[WHAT YOU WILL DO] Exclude the pictures and reproduce the remaining data exactly as written.

[MATERIAL PROVIDED]
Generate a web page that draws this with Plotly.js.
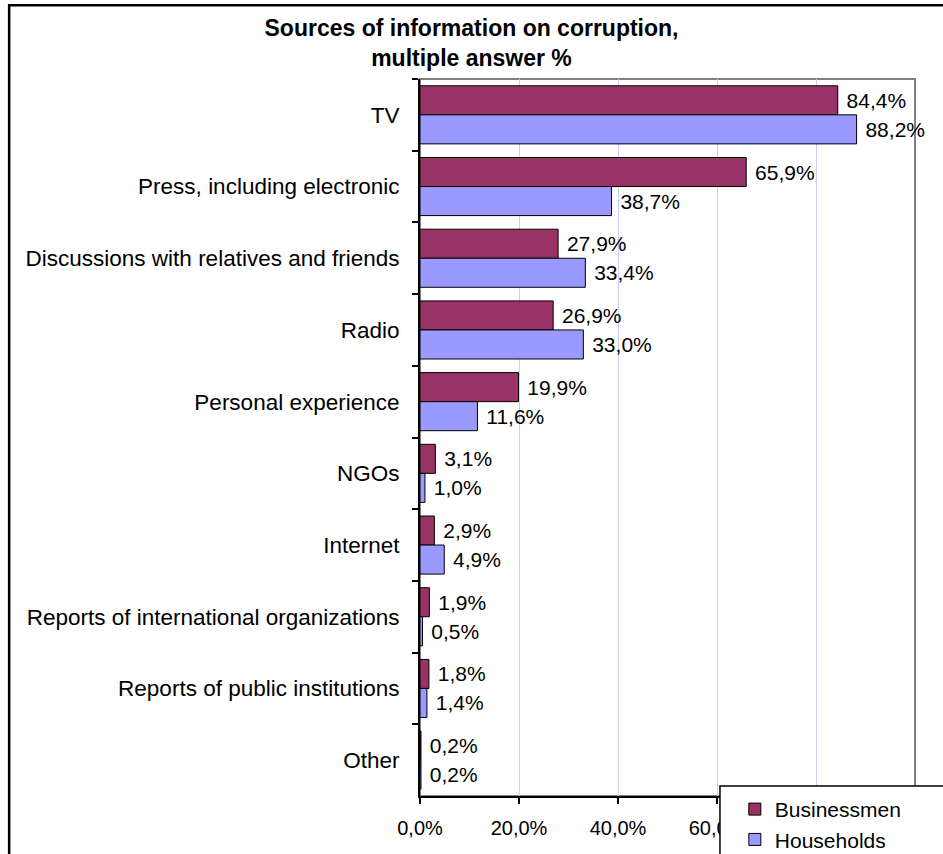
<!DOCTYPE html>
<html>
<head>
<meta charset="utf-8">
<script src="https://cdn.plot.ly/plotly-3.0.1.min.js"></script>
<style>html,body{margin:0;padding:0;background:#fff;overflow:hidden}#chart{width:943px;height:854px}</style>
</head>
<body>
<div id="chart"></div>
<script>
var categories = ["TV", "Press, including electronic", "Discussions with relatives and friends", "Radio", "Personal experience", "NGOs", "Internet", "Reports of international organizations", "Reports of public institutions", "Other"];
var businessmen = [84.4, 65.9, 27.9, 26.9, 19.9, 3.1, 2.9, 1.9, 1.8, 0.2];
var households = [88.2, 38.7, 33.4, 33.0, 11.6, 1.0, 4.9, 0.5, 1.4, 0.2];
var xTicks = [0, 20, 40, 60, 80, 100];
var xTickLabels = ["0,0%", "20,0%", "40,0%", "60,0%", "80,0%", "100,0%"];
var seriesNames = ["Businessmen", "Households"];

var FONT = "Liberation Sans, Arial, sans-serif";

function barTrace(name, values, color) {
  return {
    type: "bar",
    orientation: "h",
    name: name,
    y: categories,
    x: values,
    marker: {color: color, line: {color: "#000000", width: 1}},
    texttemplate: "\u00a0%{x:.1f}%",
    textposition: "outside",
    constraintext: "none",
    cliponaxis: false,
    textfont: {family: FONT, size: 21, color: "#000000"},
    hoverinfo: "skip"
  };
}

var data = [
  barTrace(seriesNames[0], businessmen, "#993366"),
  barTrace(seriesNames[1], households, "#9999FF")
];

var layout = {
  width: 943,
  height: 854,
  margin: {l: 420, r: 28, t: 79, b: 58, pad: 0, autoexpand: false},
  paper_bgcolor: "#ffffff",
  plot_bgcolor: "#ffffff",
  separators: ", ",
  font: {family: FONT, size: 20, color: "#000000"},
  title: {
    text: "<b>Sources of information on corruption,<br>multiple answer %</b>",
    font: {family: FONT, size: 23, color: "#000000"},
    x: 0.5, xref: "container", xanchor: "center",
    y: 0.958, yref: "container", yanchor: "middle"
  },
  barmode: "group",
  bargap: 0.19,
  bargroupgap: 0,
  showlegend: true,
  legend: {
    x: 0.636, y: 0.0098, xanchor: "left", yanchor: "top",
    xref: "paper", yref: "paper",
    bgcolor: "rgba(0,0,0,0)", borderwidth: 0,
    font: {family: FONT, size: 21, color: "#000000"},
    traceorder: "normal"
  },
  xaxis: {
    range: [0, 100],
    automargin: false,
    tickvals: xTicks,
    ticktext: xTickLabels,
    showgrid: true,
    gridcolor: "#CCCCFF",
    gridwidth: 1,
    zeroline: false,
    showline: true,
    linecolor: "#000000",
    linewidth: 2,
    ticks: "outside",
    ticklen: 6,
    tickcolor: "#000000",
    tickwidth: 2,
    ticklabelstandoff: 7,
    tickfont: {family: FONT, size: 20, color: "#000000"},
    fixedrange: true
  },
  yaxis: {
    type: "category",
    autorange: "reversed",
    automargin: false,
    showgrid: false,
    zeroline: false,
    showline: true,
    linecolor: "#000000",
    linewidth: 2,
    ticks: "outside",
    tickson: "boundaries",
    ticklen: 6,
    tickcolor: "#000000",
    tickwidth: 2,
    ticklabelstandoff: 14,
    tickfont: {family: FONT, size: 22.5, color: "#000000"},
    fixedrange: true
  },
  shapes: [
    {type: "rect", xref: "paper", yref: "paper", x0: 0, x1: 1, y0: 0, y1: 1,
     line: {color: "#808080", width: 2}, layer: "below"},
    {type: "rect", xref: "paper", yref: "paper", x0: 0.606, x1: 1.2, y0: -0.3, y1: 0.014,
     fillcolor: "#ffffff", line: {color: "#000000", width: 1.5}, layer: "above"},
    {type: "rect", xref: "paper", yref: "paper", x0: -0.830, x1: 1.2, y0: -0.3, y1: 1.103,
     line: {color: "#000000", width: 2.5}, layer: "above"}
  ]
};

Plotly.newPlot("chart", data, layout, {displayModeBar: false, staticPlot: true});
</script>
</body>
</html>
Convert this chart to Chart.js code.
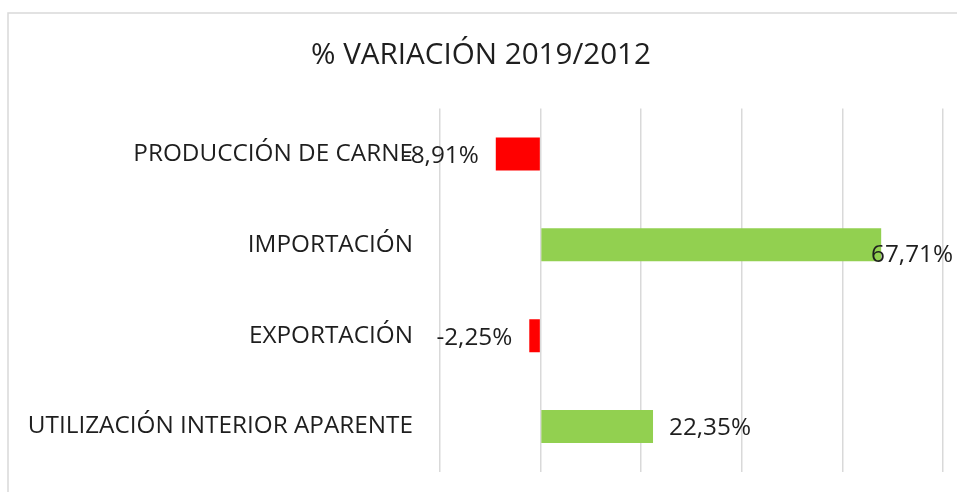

[TASK OUTPUT]
Generate a web page that draws this with Plotly.js.
<!DOCTYPE html>
<html>
<head>
<meta charset="utf-8">
<script src="https://cdn.plot.ly/plotly-3.0.1.min.js"></script>
<style>html,body{margin:0;padding:0;background:#fff;overflow:hidden}#chart{width:943px;height:854px}</style>
</head>
<body>
<div id="chart"></div>
<script>
var categories = ["TV", "Press, including electronic", "Discussions with relatives and friends", "Radio", "Personal experience", "NGOs", "Internet", "Reports of international organizations", "Reports of public institutions", "Other"];
var businessmen = [84.4, 65.9, 27.9, 26.9, 19.9, 3.1, 2.9, 1.9, 1.8, 0.2];
var households = [88.2, 38.7, 33.4, 33.0, 11.6, 1.0, 4.9, 0.5, 1.4, 0.2];
var xTicks = [0, 20, 40, 60, 80, 100];
var xTickLabels = ["0,0%", "20,0%", "40,0%", "60,0%", "80,0%", "100,0%"];
var seriesNames = ["Businessmen", "Households"];

var FONT = "Liberation Sans, Arial, sans-serif";

function barTrace(name, values, color) {
  return {
    type: "bar",
    orientation: "h",
    name: name,
    y: categories,
    x: values,
    marker: {color: color, line: {color: "#000000", width: 1}},
    texttemplate: "\u00a0%{x:.1f}%",
    textposition: "outside",
    constraintext: "none",
    cliponaxis: false,
    textfont: {family: FONT, size: 21, color: "#000000"},
    hoverinfo: "skip"
  };
}

var data = [
  barTrace(seriesNames[0], businessmen, "#993366"),
  barTrace(seriesNames[1], households, "#9999FF")
];

var layout = {
  width: 943,
  height: 854,
  margin: {l: 420, r: 28, t: 79, b: 58, pad: 0, autoexpand: false},
  paper_bgcolor: "#ffffff",
  plot_bgcolor: "#ffffff",
  separators: ", ",
  font: {family: FONT, size: 20, color: "#000000"},
  title: {
    text: "<b>Sources of information on corruption,<br>multiple answer %</b>",
    font: {family: FONT, size: 23, color: "#000000"},
    x: 0.5, xref: "container", xanchor: "center",
    y: 0.958, yref: "container", yanchor: "middle"
  },
  barmode: "group",
  bargap: 0.19,
  bargroupgap: 0,
  showlegend: true,
  legend: {
    x: 0.636, y: 0.0098, xanchor: "left", yanchor: "top",
    xref: "paper", yref: "paper",
    bgcolor: "rgba(0,0,0,0)", borderwidth: 0,
    font: {family: FONT, size: 21, color: "#000000"},
    traceorder: "normal"
  },
  xaxis: {
    range: [0, 100],
    automargin: false,
    tickvals: xTicks,
    ticktext: xTickLabels,
    showgrid: true,
    gridcolor: "#CCCCFF",
    gridwidth: 1,
    zeroline: false,
    showline: true,
    linecolor: "#000000",
    linewidth: 2,
    ticks: "outside",
    ticklen: 6,
    tickcolor: "#000000",
    tickwidth: 2,
    ticklabelstandoff: 7,
    tickfont: {family: FONT, size: 20, color: "#000000"},
    fixedrange: true
  },
  yaxis: {
    type: "category",
    autorange: "reversed",
    automargin: false,
    showgrid: false,
    zeroline: false,
    showline: true,
    linecolor: "#000000",
    linewidth: 2,
    ticks: "outside",
    tickson: "boundaries",
    ticklen: 6,
    tickcolor: "#000000",
    tickwidth: 2,
    ticklabelstandoff: 14,
    tickfont: {family: FONT, size: 22.5, color: "#000000"},
    fixedrange: true
  },
  shapes: [
    {type: "rect", xref: "paper", yref: "paper", x0: 0, x1: 1, y0: 0, y1: 1,
     line: {color: "#808080", width: 2}, layer: "below"},
    {type: "rect", xref: "paper", yref: "paper", x0: 0.606, x1: 1.2, y0: -0.3, y1: 0.014,
     fillcolor: "#ffffff", line: {color: "#000000", width: 1.5}, layer: "above"},
    {type: "rect", xref: "paper", yref: "paper", x0: -0.830, x1: 1.2, y0: -0.3, y1: 1.103,
     line: {color: "#000000", width: 2.5}, layer: "above"}
  ]
};

Plotly.newPlot("chart", data, layout, {displayModeBar: false, staticPlot: true});
</script>
</body>
</html>
Convert this chart to Chart.js code.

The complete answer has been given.